▶ OBJECTIVE
Copy out the whole listing exactly as written, leaving the pictures behind.

──────

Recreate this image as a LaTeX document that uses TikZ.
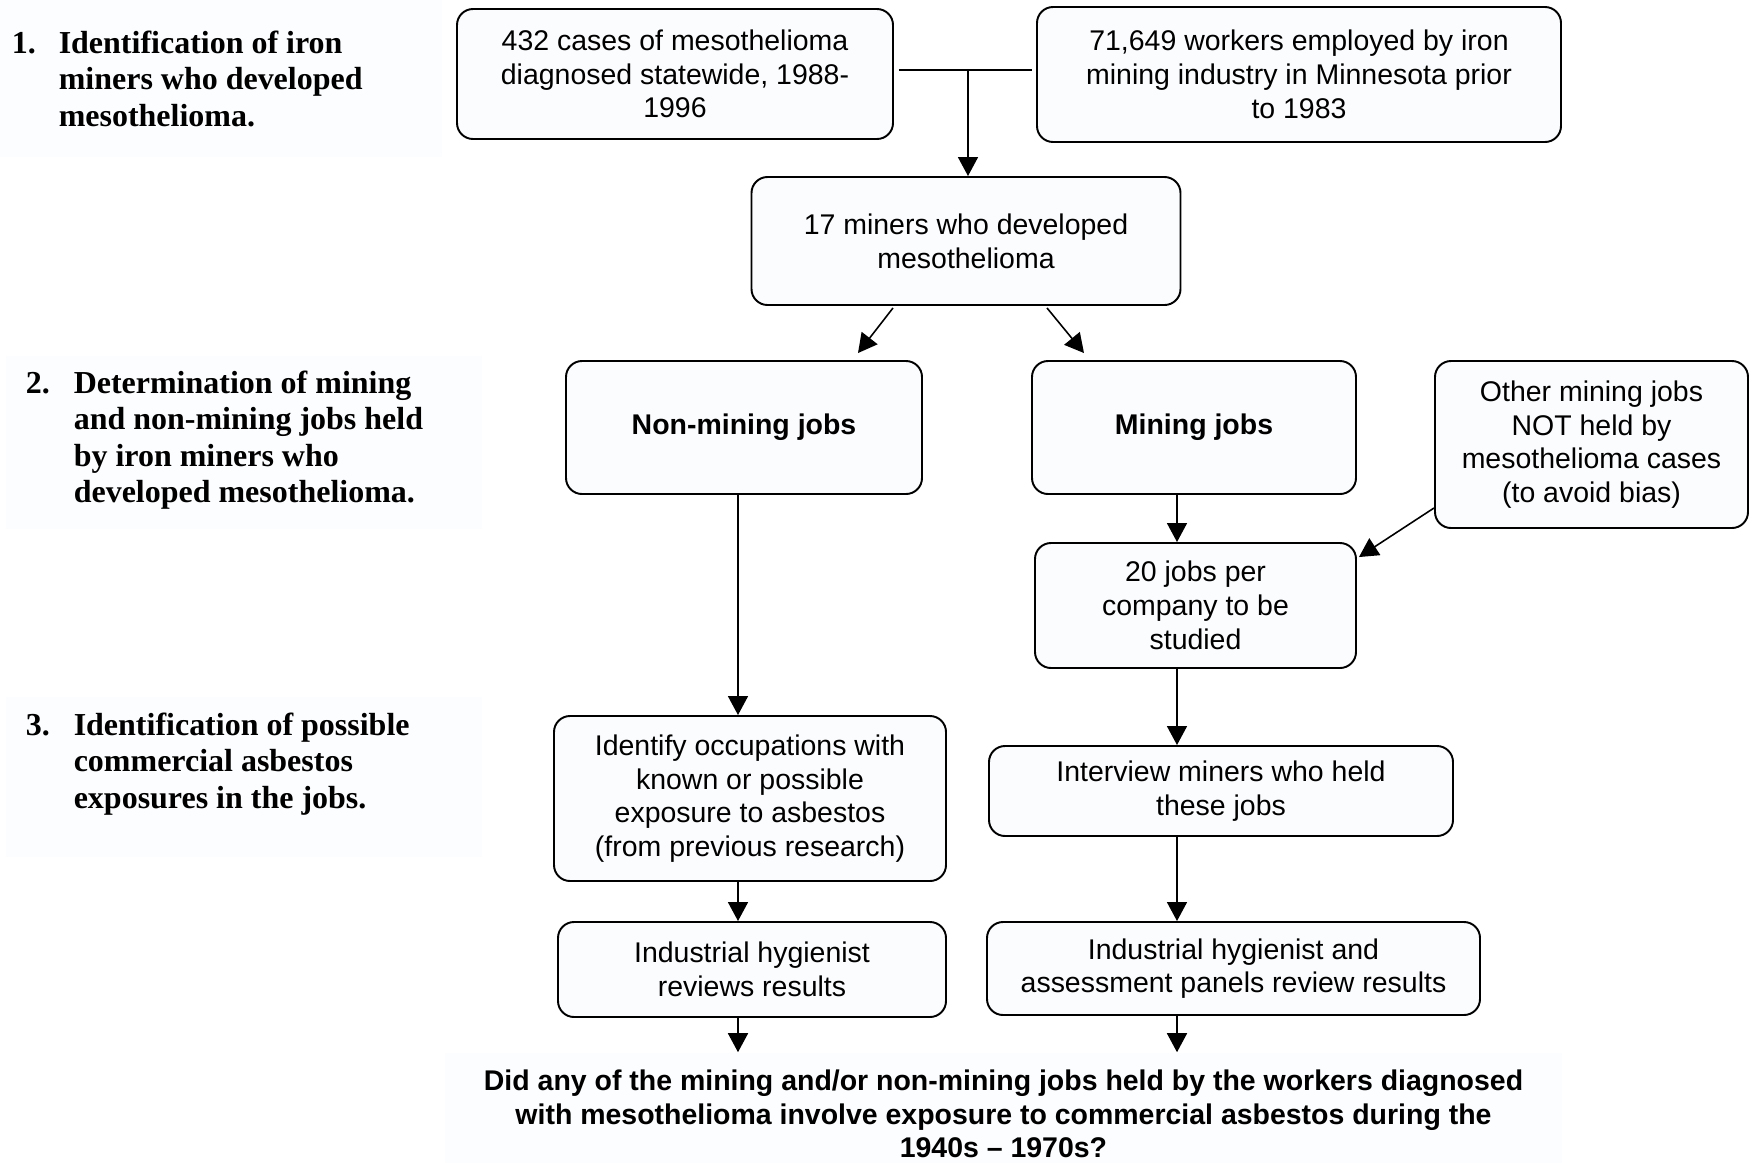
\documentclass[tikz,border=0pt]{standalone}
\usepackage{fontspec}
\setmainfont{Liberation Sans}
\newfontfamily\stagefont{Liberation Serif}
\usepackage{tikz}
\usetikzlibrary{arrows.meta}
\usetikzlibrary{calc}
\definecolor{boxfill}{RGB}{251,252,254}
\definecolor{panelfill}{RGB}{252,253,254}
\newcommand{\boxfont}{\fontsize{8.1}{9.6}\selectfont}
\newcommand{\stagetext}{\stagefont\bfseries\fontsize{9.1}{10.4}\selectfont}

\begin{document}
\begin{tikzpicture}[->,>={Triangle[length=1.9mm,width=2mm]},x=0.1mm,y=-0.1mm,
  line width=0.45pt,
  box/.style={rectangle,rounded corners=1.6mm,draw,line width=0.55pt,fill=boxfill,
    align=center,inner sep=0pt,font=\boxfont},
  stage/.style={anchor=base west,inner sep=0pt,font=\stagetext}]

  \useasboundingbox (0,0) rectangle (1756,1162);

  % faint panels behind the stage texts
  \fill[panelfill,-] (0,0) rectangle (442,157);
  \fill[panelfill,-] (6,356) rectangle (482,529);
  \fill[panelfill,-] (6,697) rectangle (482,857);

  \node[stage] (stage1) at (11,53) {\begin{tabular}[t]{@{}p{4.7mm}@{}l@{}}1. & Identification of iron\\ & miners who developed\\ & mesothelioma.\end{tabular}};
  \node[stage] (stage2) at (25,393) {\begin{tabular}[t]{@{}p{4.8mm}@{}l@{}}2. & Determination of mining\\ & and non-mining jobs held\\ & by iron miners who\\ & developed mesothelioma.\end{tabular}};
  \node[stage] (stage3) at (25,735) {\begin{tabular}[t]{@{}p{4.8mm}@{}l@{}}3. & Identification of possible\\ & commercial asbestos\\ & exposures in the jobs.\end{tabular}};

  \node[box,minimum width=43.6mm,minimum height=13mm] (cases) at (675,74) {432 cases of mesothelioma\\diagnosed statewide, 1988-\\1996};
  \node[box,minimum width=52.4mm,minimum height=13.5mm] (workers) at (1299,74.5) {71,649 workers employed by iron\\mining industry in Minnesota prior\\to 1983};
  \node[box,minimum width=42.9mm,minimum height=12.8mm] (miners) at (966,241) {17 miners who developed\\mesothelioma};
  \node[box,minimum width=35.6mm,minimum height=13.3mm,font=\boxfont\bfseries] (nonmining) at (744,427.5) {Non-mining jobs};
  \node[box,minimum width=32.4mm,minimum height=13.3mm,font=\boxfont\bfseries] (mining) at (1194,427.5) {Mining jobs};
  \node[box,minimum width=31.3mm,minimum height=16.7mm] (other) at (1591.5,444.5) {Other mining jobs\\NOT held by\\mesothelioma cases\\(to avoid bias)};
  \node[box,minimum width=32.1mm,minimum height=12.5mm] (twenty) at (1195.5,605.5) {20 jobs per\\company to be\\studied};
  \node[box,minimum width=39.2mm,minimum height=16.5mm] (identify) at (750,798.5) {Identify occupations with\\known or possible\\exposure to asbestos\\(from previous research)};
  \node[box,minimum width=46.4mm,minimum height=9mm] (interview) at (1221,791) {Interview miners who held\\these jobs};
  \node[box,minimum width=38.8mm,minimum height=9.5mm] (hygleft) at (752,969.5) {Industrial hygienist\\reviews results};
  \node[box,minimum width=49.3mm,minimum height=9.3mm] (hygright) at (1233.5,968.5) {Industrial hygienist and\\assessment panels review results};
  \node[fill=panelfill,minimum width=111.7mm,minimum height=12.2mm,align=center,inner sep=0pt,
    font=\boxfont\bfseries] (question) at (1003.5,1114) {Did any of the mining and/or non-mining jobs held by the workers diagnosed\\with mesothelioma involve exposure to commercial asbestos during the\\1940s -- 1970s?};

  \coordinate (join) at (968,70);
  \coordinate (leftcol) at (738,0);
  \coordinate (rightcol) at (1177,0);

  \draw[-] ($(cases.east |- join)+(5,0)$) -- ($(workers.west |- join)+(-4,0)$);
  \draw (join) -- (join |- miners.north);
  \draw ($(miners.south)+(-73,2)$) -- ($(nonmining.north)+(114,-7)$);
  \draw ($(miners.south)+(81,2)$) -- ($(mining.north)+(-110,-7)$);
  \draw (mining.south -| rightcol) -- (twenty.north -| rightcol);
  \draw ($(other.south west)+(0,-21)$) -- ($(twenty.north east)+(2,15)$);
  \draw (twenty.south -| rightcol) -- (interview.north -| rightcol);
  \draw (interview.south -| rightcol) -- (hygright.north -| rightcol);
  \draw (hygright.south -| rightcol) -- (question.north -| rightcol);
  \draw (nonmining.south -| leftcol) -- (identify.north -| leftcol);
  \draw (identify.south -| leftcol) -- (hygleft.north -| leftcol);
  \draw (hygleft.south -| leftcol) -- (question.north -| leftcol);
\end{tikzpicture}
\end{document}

──────

▶ WRITTEN ANSWER
Recreate this image as a LaTeX document that uses TikZ.
\documentclass[tikz,border=0pt]{standalone}
\usepackage{fontspec}
\setmainfont{Liberation Sans}
\newfontfamily\stagefont{Liberation Serif}
\usepackage{tikz}
\usetikzlibrary{arrows.meta}
\usetikzlibrary{calc}
\definecolor{boxfill}{RGB}{251,252,254}
\definecolor{panelfill}{RGB}{252,253,254}
\newcommand{\boxfont}{\fontsize{8.1}{9.6}\selectfont}
\newcommand{\stagetext}{\stagefont\bfseries\fontsize{9.1}{10.4}\selectfont}

\begin{document}
\begin{tikzpicture}[->,>={Triangle[length=1.9mm,width=2mm]},x=0.1mm,y=-0.1mm,
  line width=0.45pt,
  box/.style={rectangle,rounded corners=1.6mm,draw,line width=0.55pt,fill=boxfill,
    align=center,inner sep=0pt,font=\boxfont},
  stage/.style={anchor=base west,inner sep=0pt,font=\stagetext}]

  \useasboundingbox (0,0) rectangle (1756,1162);

  % faint panels behind the stage texts
  \fill[panelfill,-] (0,0) rectangle (442,157);
  \fill[panelfill,-] (6,356) rectangle (482,529);
  \fill[panelfill,-] (6,697) rectangle (482,857);

  \node[stage] (stage1) at (11,53) {\begin{tabular}[t]{@{}p{4.7mm}@{}l@{}}1. & Identification of iron\\ & miners who developed\\ & mesothelioma.\end{tabular}};
  \node[stage] (stage2) at (25,393) {\begin{tabular}[t]{@{}p{4.8mm}@{}l@{}}2. & Determination of mining\\ & and non-mining jobs held\\ & by iron miners who\\ & developed mesothelioma.\end{tabular}};
  \node[stage] (stage3) at (25,735) {\begin{tabular}[t]{@{}p{4.8mm}@{}l@{}}3. & Identification of possible\\ & commercial asbestos\\ & exposures in the jobs.\end{tabular}};

  \node[box,minimum width=43.6mm,minimum height=13mm] (cases) at (675,74) {432 cases of mesothelioma\\diagnosed statewide, 1988-\\1996};
  \node[box,minimum width=52.4mm,minimum height=13.5mm] (workers) at (1299,74.5) {71,649 workers employed by iron\\mining industry in Minnesota prior\\to 1983};
  \node[box,minimum width=42.9mm,minimum height=12.8mm] (miners) at (966,241) {17 miners who developed\\mesothelioma};
  \node[box,minimum width=35.6mm,minimum height=13.3mm,font=\boxfont\bfseries] (nonmining) at (744,427.5) {Non-mining jobs};
  \node[box,minimum width=32.4mm,minimum height=13.3mm,font=\boxfont\bfseries] (mining) at (1194,427.5) {Mining jobs};
  \node[box,minimum width=31.3mm,minimum height=16.7mm] (other) at (1591.5,444.5) {Other mining jobs\\NOT held by\\mesothelioma cases\\(to avoid bias)};
  \node[box,minimum width=32.1mm,minimum height=12.5mm] (twenty) at (1195.5,605.5) {20 jobs per\\company to be\\studied};
  \node[box,minimum width=39.2mm,minimum height=16.5mm] (identify) at (750,798.5) {Identify occupations with\\known or possible\\exposure to asbestos\\(from previous research)};
  \node[box,minimum width=46.4mm,minimum height=9mm] (interview) at (1221,791) {Interview miners who held\\these jobs};
  \node[box,minimum width=38.8mm,minimum height=9.5mm] (hygleft) at (752,969.5) {Industrial hygienist\\reviews results};
  \node[box,minimum width=49.3mm,minimum height=9.3mm] (hygright) at (1233.5,968.5) {Industrial hygienist and\\assessment panels review results};
  \node[fill=panelfill,minimum width=111.7mm,minimum height=12.2mm,align=center,inner sep=0pt,
    font=\boxfont\bfseries] (question) at (1003.5,1114) {Did any of the mining and/or non-mining jobs held by the workers diagnosed\\with mesothelioma involve exposure to commercial asbestos during the\\1940s -- 1970s?};

  \coordinate (join) at (968,70);
  \coordinate (leftcol) at (738,0);
  \coordinate (rightcol) at (1177,0);

  \draw[-] ($(cases.east |- join)+(5,0)$) -- ($(workers.west |- join)+(-4,0)$);
  \draw (join) -- (join |- miners.north);
  \draw ($(miners.south)+(-73,2)$) -- ($(nonmining.north)+(114,-7)$);
  \draw ($(miners.south)+(81,2)$) -- ($(mining.north)+(-110,-7)$);
  \draw (mining.south -| rightcol) -- (twenty.north -| rightcol);
  \draw ($(other.south west)+(0,-21)$) -- ($(twenty.north east)+(2,15)$);
  \draw (twenty.south -| rightcol) -- (interview.north -| rightcol);
  \draw (interview.south -| rightcol) -- (hygright.north -| rightcol);
  \draw (hygright.south -| rightcol) -- (question.north -| rightcol);
  \draw (nonmining.south -| leftcol) -- (identify.north -| leftcol);
  \draw (identify.south -| leftcol) -- (hygleft.north -| leftcol);
  \draw (hygleft.south -| leftcol) -- (question.north -| leftcol);
\end{tikzpicture}
\end{document}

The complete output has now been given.